The COE would support combined and joint forces doctrine/concept development, experimentation, test and evaluation of architectures and interoperability, certification, education and training, and decision support needs. The COE would help create a cultural, collaborative and innovative environment, and, at the same time, a window open to NATO nations and partners to get visibility and play an active role within the transformational efforts of the Alliance.

CONCLUSIONS

M&S is more than an emerging technology understood only by few experts who speak a different language. It is more also than networking videogames (although we should not underestimate this trend). M&S has become a reality that meets the needs of organizations who want to make their decisions being more informed, who want to improve their capability development processes and want to train and educate effectively their employees.

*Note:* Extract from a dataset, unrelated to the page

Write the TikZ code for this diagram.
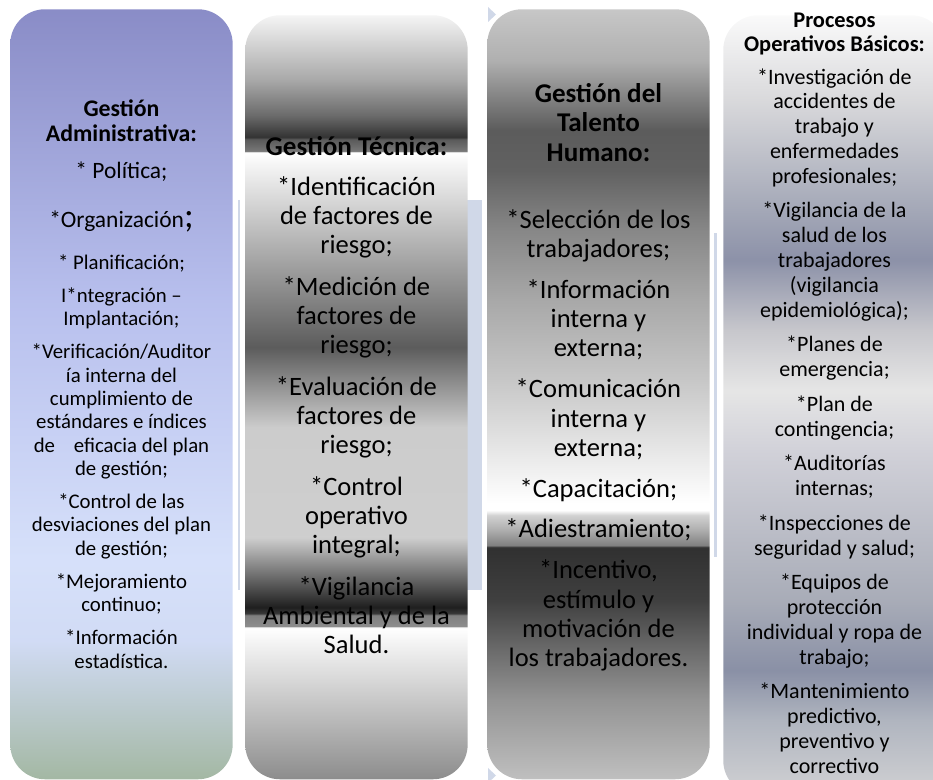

M&S has become so mature from the standards and industrial perspective that nations are using it extensively to make an efficient use of their resources and improve the quality of their business processes reducing risks. In the military field, NATO can aggregate what nations are doing individually or in bilateral agreements. It is very important to improve interoperability of coalition forces who are working together, but that have characteristics so different. M&S can help us improve dramatically the efficiency of how NATO makes use of resources without duplicating national efforts. It is a great opportunity and there are challenges ahead: they are technological and related to human resources (education and certification of professionals). ♦

(Editor’s note: Admiral Zappata serves as deputy supreme allied commander transformation.)